GIVEN PROBLEM:
Pictures excluded, return the lines below from the first through the line holding "Chart.register(...registerables);".

GIVEN DATA:
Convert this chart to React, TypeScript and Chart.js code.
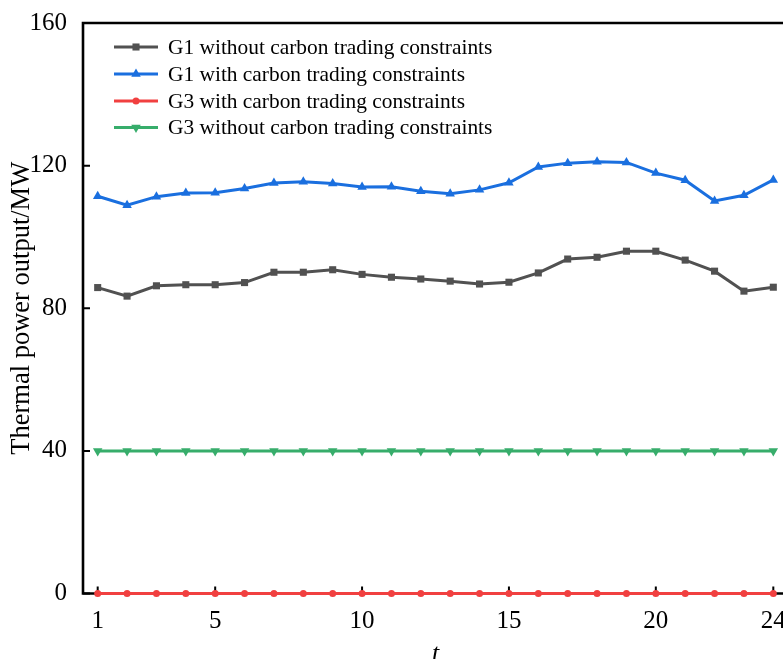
import React, { useEffect, useRef } from "react";
import { Chart, registerables } from "chart.js";

Chart.register(...registerables);

const hours = [1, 2, 3, 4, 5, 6, 7, 8, 9, 10, 11, 12, 13, 14, 15, 16, 17, 18, 19, 20, 21, 22, 23, 24];
const g1Without = [85.8, 83.4, 86.3, 86.6, 86.6, 87.2, 90.1, 90.1, 90.8, 89.5, 88.7, 88.2, 87.6, 86.8, 87.3, 89.9, 93.8, 94.3, 96.0, 96.0, 93.5, 90.4, 84.8, 85.9];
const g1With = [111.4, 108.9, 111.3, 112.3, 112.4, 113.6, 115.1, 115.5, 115.0, 114.0, 114.1, 112.8, 112.1, 113.2, 115.2, 119.6, 120.7, 121.1, 120.9, 117.9, 115.9, 110.1, 111.7, 116.0];
const g3With = [0, 0, 0, 0, 0, 0, 0, 0, 0, 0, 0, 0, 0, 0, 0, 0, 0, 0, 0, 0, 0, 0, 0, 0];
const g3Without = [40, 40, 40, 40, 40, 40, 40, 40, 40, 40, 40, 40, 40, 40, 40, 40, 40, 40, 40, 40, 40, 40, 40, 40];
const xTickValues = [1, 5, 10, 15, 20, 24];
const yTickValues = [0, 40, 80, 120, 160];
const seriesNames = [
  "G1 without carbon trading constraints",
  "G1 with carbon trading constraints",
  "G3 with carbon trading constraints",
  "G3 without carbon trading constraints",
];
const yTitle = "Thermal power output/MW";
const xTitle = "t";

const SERIF = "'Liberation Serif', 'Times New Roman', serif";

function drawMarker(ctx: CanvasRenderingContext2D, style: string, rotation: number, r: number, x: number, y: number, color: string) {
  ctx.save();
  ctx.fillStyle = color;
  ctx.beginPath();
  if (style === "rect") {
    const s = Math.SQRT1_2 * r;
    ctx.rect(x - s, y - s, 2 * s, 2 * s);
  } else if (style === "triangle") {
    let rad = (rotation * Math.PI) / 180;
    ctx.moveTo(x + Math.sin(rad) * r, y - Math.cos(rad) * r);
    rad += (2 * Math.PI) / 3;
    ctx.lineTo(x + Math.sin(rad) * r, y - Math.cos(rad) * r);
    rad += (2 * Math.PI) / 3;
    ctx.lineTo(x + Math.sin(rad) * r, y - Math.cos(rad) * r);
    ctx.closePath();
  } else {
    ctx.arc(x, y, r, 0, Math.PI * 2);
  }
  ctx.fill();
  ctx.restore();
}

const framePlugin = {
  id: "frame",
  beforeDatasetsDraw(chart: any) {
    const { ctx, chartArea: ca, scales } = chart;
    ctx.save();
    ctx.strokeStyle = "#000";
    ctx.lineWidth = 2.6;
    ctx.beginPath();
    ctx.moveTo(ca.left, ca.bottom);
    ctx.lineTo(ca.left, ca.top);
    ctx.lineTo(ca.right, ca.top);
    ctx.lineTo(ca.right, ca.bottom);
    ctx.closePath();
    ctx.stroke();
    ctx.lineWidth = 2;
    ctx.beginPath();
    for (const v of yTickValues) {
      const y = scales.y.getPixelForValue(v);
      ctx.moveTo(ca.left, y);
      ctx.lineTo(ca.left + 7, y);
    }
    for (const v of xTickValues) {
      const x = scales.x.getPixelForValue(v);
      ctx.moveTo(x, ca.bottom);
      ctx.lineTo(x, ca.bottom - 7);
    }
    ctx.stroke();
    ctx.restore();
  },
  afterDraw(chart: any) {
    const { ctx, chartArea: ca } = chart;
    ctx.save();
    // legend
    const rowY = [47, 74, 101, 127.5];
    chart.data.datasets.forEach((ds: any, i: number) => {
      const y = rowY[i];
      ctx.strokeStyle = ds.borderColor;
      ctx.lineWidth = ds.borderWidth;
      ctx.beginPath();
      ctx.moveTo(114, y);
      ctx.lineTo(158, y);
      ctx.stroke();
      drawMarker(ctx, ds.pointStyle, ds.pointRotation || 0, ds.pointRadius, 136, y, ds.borderColor);
      ctx.fillStyle = "#000";
      ctx.font = `21.4px ${SERIF}`;
      ctx.textAlign = "left";
      ctx.textBaseline = "middle";
      ctx.fillText(ds.label, 168, y + 1);
    });
    // y title
    ctx.save();
    ctx.translate(29, (ca.top + ca.bottom) / 2);
    ctx.rotate(-Math.PI / 2);
    ctx.font = `26.5px ${SERIF}`;
    ctx.fillStyle = "#000";
    ctx.textAlign = "center";
    ctx.textBaseline = "alphabetic";
    ctx.fillText(yTitle, 0, 0);
    ctx.restore();
    // x title
    ctx.font = `italic 26px ${SERIF}`;
    ctx.fillStyle = "#000";
    ctx.textAlign = "center";
    ctx.textBaseline = "alphabetic";
    ctx.fillText(xTitle, (ca.left + ca.right) / 2, 661);
    ctx.restore();
  },
};

export default function App() {
  const ref = useRef<HTMLCanvasElement | null>(null);
  useEffect(() => {
    document.body.style.margin = "0";
    const canvas = ref.current!;
    const mk = (data: number[]) => hours.map((h, i) => ({ x: h, y: data[i] }));
    const chart = new Chart(canvas, {
      type: "line",
      data: {
        datasets: [
          { label: seriesNames[0], data: mk(g1Without), borderColor: "#515151", backgroundColor: "#515151", borderWidth: 3, pointStyle: "rect", pointRadius: 5, pointBorderWidth: 0, pointBackgroundColor: "#515151", clip: false, order: 2 },
          { label: seriesNames[1], data: mk(g1With), borderColor: "#1A6FDF", backgroundColor: "#1A6FDF", borderWidth: 3, pointStyle: "triangle", pointRadius: 5.5, pointBorderWidth: 0, pointBackgroundColor: "#1A6FDF", clip: false, order: 3 },
          { label: seriesNames[2], data: mk(g3With), borderColor: "#F14040", backgroundColor: "#F14040", borderWidth: 3, pointStyle: "circle", pointRadius: 3.5, pointBorderWidth: 0, pointBackgroundColor: "#F14040", clip: false, order: 0 },
          { label: seriesNames[3], data: mk(g3Without), borderColor: "#37AD6B", backgroundColor: "#37AD6B", borderWidth: 3, pointStyle: "triangle", pointRotation: 180, pointRadius: 5.5, pointBorderWidth: 0, pointBackgroundColor: "#37AD6B", clip: false, order: 1 },
        ] as any,
      },
      options: {
        animation: false,
        responsive: false,
        devicePixelRatio: 1,
        layout: { padding: { top: 23, left: 0, right: 12, bottom: 0 } },
        plugins: { legend: { display: false }, tooltip: { enabled: false } },
        elements: { line: { tension: 0 } },
        scales: {
          x: {
            type: "linear",
            min: 0.5,
            max: 24.5,
            grid: { display: false },
            border: { display: false },
            afterBuildTicks: (s: any) => { s.ticks = xTickValues.map((v) => ({ value: v })); },
            afterFit: (s: any) => { s.height = 65.5; },
            ticks: { color: "#000", font: { family: SERIF, size: 25 }, padding: 5, autoSkip: false, maxRotation: 0 },
          },
          y: {
            min: 0,
            max: 160,
            grid: { display: false },
            border: { display: false },
            afterBuildTicks: (s: any) => { s.ticks = yTickValues.map((v) => ({ value: v })); },
            afterFit: (s: any) => { s.width = 83; },
            ticks: { color: "#000", font: { family: SERIF, size: 25 }, padding: 8 },
          },
        },
      } as any,
      plugins: [framePlugin],
    });
    return () => chart.destroy();
  }, []);
  return (
    <div style={{ width: 783, height: 659, overflow: "hidden", position: "relative", background: "#fff" }}>
      <canvas ref={ref} width={800} height={659} style={{ display: "block", width: 800, height: 659 }} />
    </div>
  );
}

FULL OUTPUT:
Convert this chart to React, TypeScript and Chart.js code.
import React, { useEffect, useRef } from "react";
import { Chart, registerables } from "chart.js";

Chart.register(...registerables);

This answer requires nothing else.